“Si les hommes étaient ainsi disposés par la Nature
qu'ils n'eussent de désir que pour ce qu'enseigne la vraie Raison, certes,
la société n'aurait besoin d'aucune lois, il suffirait absolument
d'éclairer les hommes par des enseignements moraux pour qu'ils fissent
d'eux-mêmes et d'une âme libérale ce qui est vraiment utile. Mais tout
autre est la disposition de la nature humaine; tous observent bien leur
intérêt, mais ce n'est pas suivant l'enseignement de la droite Raison;
c'est le plus souvent entraînés par leur seul appétit de plaisir et les
passions de l'âme (qui n'ont aucun égard à l'avenir et ne tiennent compte
que d'elles-mêmes qu'ils désirent quelque objet et le jugent utile. De là
vient que nulle société ne peut subsister sans un pouvoir de commandement
et une force, et conséquemment sans des lois qui modèrent et contraignent
l'appétit du plaisir et des passions sans frein.”
Le meilleur état
“Le meilleur Etat (...) est celui où les hommes vivent
dans la concorde et où la législation nationale est protégée contre toute
atteinte. En effet, il est certain que les séditions, les guerres,
l'indifférence systématique ou les infractions effectives aux lois sont
bien plus imputables aux défauts d'un Etat donné qu'à la méchanceté des
hommes. Car les hommes ne naissent point membres de la société, mais
s'éduquent à ce rôle; d'autre part, les sentiments humains naturels sont
toujours les mêmes. Au cas donc où la méchanceté régnerait davantage et où
le nombre de fautes commises serait plus considérable dans une certaine
nation que dans une autre, une conclusion évidente ressortirait d'une
telle suite d'événements : cette nation n'aurait pas pris de dispositions
suffisantes en vue de la concorde, et sa législation n'aurait pas été
instituée dans un esprit suffisant de sagesse.”

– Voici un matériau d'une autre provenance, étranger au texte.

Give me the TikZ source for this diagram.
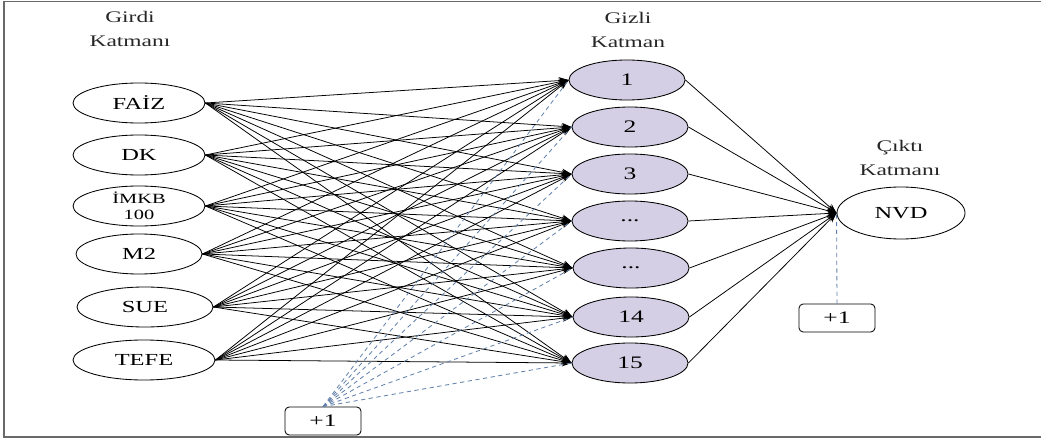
\documentclass[tikz,border=0pt]{standalone}
\usepackage{fontspec}
\setmainfont[FakeStretch=1.45]{Liberation Serif}
\usetikzlibrary{arrows.meta,shapes.geometric}
\definecolor{hidfill}{RGB}{212,207,228}
\definecolor{biasline}{RGB}{100,130,172}
\definecolor{framegray}{RGB}{105,105,105}
\tikzset{
  inpnode/.style={draw, ellipse, line width=0.6pt, minimum width=3.3cm, minimum height=1cm, inner sep=0pt, font=\fontsize{12}{13}\selectfont},
  hidnode/.style={draw, ellipse, line width=0.6pt, fill=hidfill, minimum width=2.9cm, minimum height=1cm, inner sep=0pt, font=\fontsize{12.5}{13}\selectfont},
  outnode/.style={draw, ellipse, line width=0.6pt, minimum width=3.2cm, minimum height=1.3cm, inner sep=0pt, font=\fontsize{12}{13}\selectfont},
  biasbox/.style={draw, rounded corners=3pt, line width=0.6pt, minimum width=1.9cm, minimum height=0.7cm, inner sep=0pt, font=\fontsize{12.5}{13}\selectfont},
  layertitle/.style={align=center, font=\fontsize{11.5}{17}\selectfont, text=black!85},
  wire/.style={line width=0.55pt, -{Stealth[length=7pt,width=5pt]}},
  biaswire/.style={biasline, line width=0.6pt, dashed, dash pattern=on 3pt off 2.5pt}
}
\begin{document}
\begin{tikzpicture}[x=0.025cm, y=-0.025cm]
    \useasboundingbox (0,0) rectangle (1041,439);
    
    % frame
    \draw[framegray, line width=1.2pt] (1045,1.5) -- (4,1.5) -- (4,437) -- (1045,437);
    
    % titles
    \node[layertitle] (tin) at (130,29) {Girdi\\Katmanı};
    \node[layertitle] (thid) at (628,30) {Gizli\\Katman};
    \node[layertitle] (tout) at (900,158) {Çıktı\\Katmanı};
    
    % input layer
    \node[inpnode] (faiz) at (139,103) {FAİZ};
    \node[inpnode] (dk) at (139,155) {DK};
    \node[inpnode, font=\fontsize{10}{11}\selectfont, align=center] (imkb) at (139,206) {İMKB\\100};
    \node[inpnode, minimum width=3.15cm] (mtwo) at (139,254) {M2};
    \node[inpnode, minimum width=3.4cm] (sue) at (145,307) {SUE};
    \node[inpnode, minimum width=3.55cm] (tefe) at (144,360) {TEFE};
    
    % hidden layer
    \node[hidnode] (h1) at (627,80) {1};
    \node[hidnode] (h2) at (630,127) {2};
    \node[hidnode] (h3) at (630,174) {3};
    \node[hidnode] (h4) at (630,221) {...};
    \node[hidnode] (h5) at (631,268) {...};
    \node[hidnode] (h6) at (631,317) {14};
    \node[hidnode] (h7) at (630,363) {15};
    
    % output layer
    \node[outnode] (nvd) at (901,213) {NVD};
    
    % bias units
    \node[biasbox] (bone) at (323,421) {+1};
    \node[biasbox] (btwo) at (837,318) {+1};
    
    % connections
    \foreach \src in {faiz,dk,imkb,mtwo,sue,tefe}
        \foreach \dst in {h1,h2,h3,h4,h5,h6,h7}
            \draw[wire] (\src.east) -- (\dst.west);
    
    \foreach \dst in {h1,h2,h3,h4,h5,h6,h7}
        \draw[biaswire] (bone.north) -- (\dst.west);
    
    \foreach \src in {h1,h2,h3,h4,h5,h6,h7}
        \draw[wire] (\src.east) -- (nvd.west);
    
    \draw[biaswire] (btwo.north) -- (nvd.west);
    
\end{tikzpicture}
\end{document}
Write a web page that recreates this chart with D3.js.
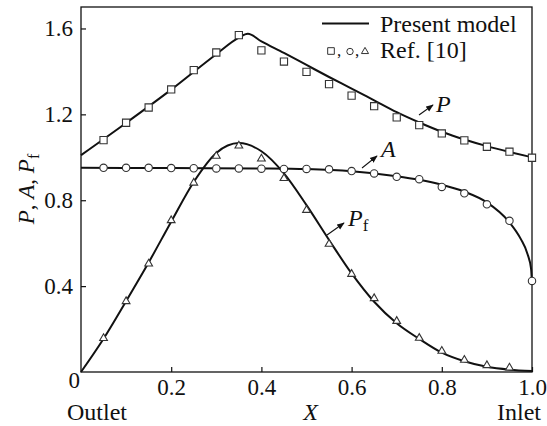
<!DOCTYPE html>
<html>
<head>
<meta charset="utf-8">
<script src="https://cdn.jsdelivr.net/npm/d3@7"></script>
<style>
  body { margin: 0; background: #fff; }
  svg text { font-family: "Liberation Serif", "Tinos", "Times New Roman", "DejaVu Serif", serif; fill: #111; }
  .axis path { display: none; }
  .axis line { stroke: #111; stroke-width: 1.2; }
  .axis text { font-size: 23px; }
</style>
</head>
<body>
<svg id="chart" width="547" height="426"></svg>
<script>
// model curves (Present model)
const pModelX = [0, 0.1, 0.2, 0.3, 0.35, 0.37, 0.4, 0.45, 0.5, 0.55, 0.6, 0.65, 0.7, 0.75, 0.8, 0.85, 0.9, 0.95, 1.0];
const pModelY = [1.01, 1.16, 1.315, 1.48, 1.557, 1.575, 1.54, 1.486, 1.43, 1.374, 1.32, 1.265, 1.21, 1.162, 1.119, 1.083, 1.052, 1.025, 1.0];

const aModelX = [0, 0.2, 0.4, 0.5, 0.6, 0.7, 0.75, 0.8, 0.85, 0.9, 0.95, 0.975, 0.99, 0.998, 1.0];
const aModelY = [0.951, 0.95, 0.948, 0.945, 0.935, 0.912, 0.895, 0.872, 0.84, 0.79, 0.697, 0.62, 0.55, 0.48, 0.405];

const pfModelX = [0, 0.05, 0.1, 0.15, 0.2, 0.25, 0.3, 0.35, 0.4, 0.45, 0.5, 0.55, 0.6, 0.65, 0.7, 0.75, 0.8, 0.85, 0.9, 0.95, 1.0];
const pfModelY = [0, 0.155, 0.33, 0.51, 0.70, 0.885, 1.02, 1.066, 1.028, 0.925, 0.777, 0.615, 0.459, 0.327, 0.227, 0.154, 0.09, 0.05, 0.024, 0.011, 0.005];

// reference points (Ref. [10])
const refX = [0.05, 0.1, 0.15, 0.2, 0.25, 0.3, 0.35, 0.4, 0.45, 0.5, 0.55, 0.6, 0.65, 0.7, 0.75, 0.8, 0.85, 0.9, 0.95, 1.0];
const pRef = [1.08, 1.161, 1.232, 1.316, 1.406, 1.488, 1.569, 1.498, 1.446, 1.398, 1.341, 1.287, 1.238, 1.186, 1.15, 1.111, 1.079, 1.049, 1.026, 0.998];
const aRef = [0.951, 0.951, 0.951, 0.95, 0.949, 0.948, 0.948, 0.947, 0.946, 0.946, 0.944, 0.936, 0.925, 0.909, 0.898, 0.862, 0.832, 0.781, 0.704, 0.424];
const pfRef = [0.157, 0.329, 0.504, 0.706, 0.881, 1.006, 1.054, 0.993, 0.902, 0.754, 0.596, 0.456, 0.343, 0.237, 0.158, 0.098, 0.056, 0.031, 0.02];

const xTicks = [0.2, 0.4, 0.6, 0.8, 1.0];
const yTicks = [0.4, 0.8, 1.2, 1.6];

const svg = d3.select('#chart');
const margin = { top: 7, left: 81, right: 15, bottom: 54 };
const width = 547, height = 426;

const xScale = d3.scaleLinear().domain([0, 1]).range([margin.left, width - margin.right]);
const yScale = d3.scaleLinear().domain([0, 1.7]).range([height - margin.bottom, margin.top]);

// arrow head
svg.append('defs').append('marker')
    .attr('id', 'arrow')
    .attr('viewBox', '0 0 10 10')
    .attr('refX', 9).attr('refY', 5)
    .attr('markerWidth', 7).attr('markerHeight', 7)
    .attr('orient', 'auto')
    .append('path')
    .attr('d', 'M0,1 L10,5 L0,9 Z')
    .attr('fill', '#111');

// curves
const line = d3.line()
    .x(d => xScale(d[0]))
    .y(d => yScale(d[1]))
    .curve(d3.curveMonotoneX);

const models = [
    d3.zip(pModelX, pModelY),
    d3.zip(aModelX, aModelY),
    d3.zip(pfModelX, pfModelY)
];
models.forEach(m => {
    svg.append('path')
        .attr('d', line(m))
        .attr('fill', 'none')
        .attr('stroke', '#111')
        .attr('stroke-width', 2);
});

// frame
svg.append('rect')
    .attr('x', xScale(0)).attr('y', yScale(1.7))
    .attr('width', xScale(1) - xScale(0))
    .attr('height', yScale(0) - yScale(1.7))
    .attr('fill', 'none')
    .attr('stroke', '#111')
    .attr('stroke-width', 1.3);

// axes
const xAxis = d3.axisBottom(xScale)
    .tickValues(xTicks)
    .tickFormat(d3.format('.1f'))
    .tickSizeInner(-5).tickSizeOuter(0).tickPadding(7);
const yAxis = d3.axisLeft(yScale)
    .tickValues(yTicks)
    .tickFormat(d3.format('.1f'))
    .tickSizeInner(-5).tickSizeOuter(0).tickPadding(8);

const xg = svg.append('g').attr('class', 'axis')
    .attr('transform', `translate(0, ${yScale(0)})`)
    .call(xAxis);
const yg = svg.append('g').attr('class', 'axis')
    .attr('transform', `translate(${xScale(0)}, 0)`)
    .call(yAxis);
xg.attr('font-family', null).attr('font-size', null);
yg.attr('font-family', null).attr('font-size', null);

// origin label
svg.append('text')
    .attr('x', xScale(0) - 1).attr('y', yScale(0) + 16)
    .attr('text-anchor', 'end')
    .attr('font-size', 23)
    .text('0');

// reference markers
const mStroke = '#333';
const sq = d3.symbol().type(d3.symbolSquare).size(52);
const tri = d3.symbol().type(d3.symbolTriangle).size(26);

svg.append('g').selectAll('path')
    .data(d3.zip(refX, pRef))
    .join('path')
    .attr('d', sq)
    .attr('transform', d => `translate(${xScale(d[0])}, ${yScale(d[1])})`)
    .attr('fill', '#fff').attr('stroke', mStroke).attr('stroke-width', 1.1);

svg.append('g').selectAll('circle')
    .data(d3.zip(refX, aRef))
    .join('circle')
    .attr('cx', d => xScale(d[0]))
    .attr('cy', d => yScale(d[1]))
    .attr('r', 3.7)
    .attr('fill', '#fff').attr('stroke', mStroke).attr('stroke-width', 1.1);

svg.append('g').selectAll('path')
    .data(d3.zip(refX, pfRef))
    .join('path')
    .attr('d', tri)
    .attr('transform', d => `translate(${xScale(d[0])}, ${yScale(d[1])})`)
    .attr('fill', '#fff').attr('stroke', mStroke).attr('stroke-width', 1.1);

// axis titles
svg.append('text')
    .attr('x', xScale(0.5) + 4).attr('y', 420)
    .attr('text-anchor', 'middle')
    .attr('font-size', 24)
    .attr('font-style', 'italic')
    .text('X');
svg.append('text')
    .attr('x', 67).attr('y', 420)
    .attr('font-size', 24)
    .text('Outlet');
svg.append('text')
    .attr('x', 541).attr('y', 420)
    .attr('text-anchor', 'end')
    .attr('font-size', 24)
    .text('Inlet');

const yLabel = svg.append('text')
    .attr('transform', 'translate(34, 189) rotate(-90)')
    .attr('text-anchor', 'middle')
    .attr('font-size', 23);
yLabel.append('tspan').attr('font-style', 'italic').text('P');
yLabel.append('tspan').text(', ');
yLabel.append('tspan').attr('font-style', 'italic').text('A');
yLabel.append('tspan').text(', ');
yLabel.append('tspan').attr('font-style', 'italic').text('P');
yLabel.append('tspan').attr('font-size', 16).attr('dy', 5).text('f');

// legend
svg.append('line')
    .attr('x1', 322).attr('x2', 369)
    .attr('y1', 23.5).attr('y2', 23.5)
    .attr('stroke', '#111').attr('stroke-width', 2);
svg.append('text')
    .attr('x', 380).attr('y', 32)
    .attr('font-size', 24)
    .text('Present model');

svg.append('path')
    .attr('d', d3.symbol().type(d3.symbolSquare).size(44)())
    .attr('transform', 'translate(331, 51)')
    .attr('fill', '#fff').attr('stroke', mStroke).attr('stroke-width', 1);
svg.append('text').attr('x', 337).attr('y', 56).attr('font-size', 17).text(',');
svg.append('circle')
    .attr('cx', 350).attr('cy', 51.5).attr('r', 3.2)
    .attr('fill', '#fff').attr('stroke', mStroke).attr('stroke-width', 1);
svg.append('text').attr('x', 355).attr('y', 56).attr('font-size', 17).text(',');
svg.append('path')
    .attr('d', d3.symbol().type(d3.symbolTriangle).size(22)())
    .attr('transform', 'translate(365, 51.5)')
    .attr('fill', '#fff').attr('stroke', mStroke).attr('stroke-width', 1);
svg.append('text')
    .attr('x', 380).attr('y', 58)
    .attr('font-size', 24)
    .text('Ref. [10]');

// annotations
const notes = [
    { from: [419, 115], to: [433, 105] },
    { from: [362, 168], to: [377, 156] },
    { from: [327, 235], to: [344, 223] }
];
notes.forEach(n => {
    svg.append('line')
        .attr('x1', n.from[0]).attr('y1', n.from[1])
        .attr('x2', n.to[0]).attr('y2', n.to[1])
        .attr('stroke', '#111').attr('stroke-width', 1.1)
        .attr('marker-end', 'url(#arrow)');
});
svg.append('text').attr('x', 436).attr('y', 112)
    .attr('font-size', 24).attr('font-style', 'italic').text('P');
svg.append('text').attr('x', 381).attr('y', 157)
    .attr('font-size', 24).attr('font-style', 'italic').text('A');
const pfLabel = svg.append('text').attr('x', 348).attr('y', 226).attr('font-size', 24);
pfLabel.append('tspan').attr('font-style', 'italic').text('P');
pfLabel.append('tspan').attr('font-size', 17).attr('dy', 5).text('f');
</script>
</body>
</html>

L'homme ne peut vivre qu'en société quoiqu'il en ait
“Il est rare que les hommes vivent sous la conduite de la
Raison ; mais c'est ainsi : la plupart se jalousent et sont insupportables
les uns aux autres. Néanmoins ils ne peuvent guère mener une vie
solitaire, de sorte que la plupart se plaisent à la définition que l'homme
est un animal politique ; et, de fait, les choses sont telles que, de la
société commune des hommes, on peut tirer beaucoup plus d'avantages que
d'inconvénients. Que les Satiriques rient donc autant qu'ils veulent des
choses humaines, ... et que les Mélancoliques louent, tant qu'ils peuvent,
la vie inculte et sauvage, qu'ils méprisent les hommes et admirent les
bêtes ; les hommes n'en feront pas moins l'expérience qu'ils peuvent
beaucoup plus aisément se procurer par un mutuel secours ce dont ils ont
besoin, et qu'ils ne peuvent éviter que par l'union de leurs forces les
dangers qui les menacent de partout ; pour ne pas dire d'ailleurs qu'il
est de beaucoup préférable, et plus digne de notre connaissance, de
considérer les actions des hommes que celles des bêtes.”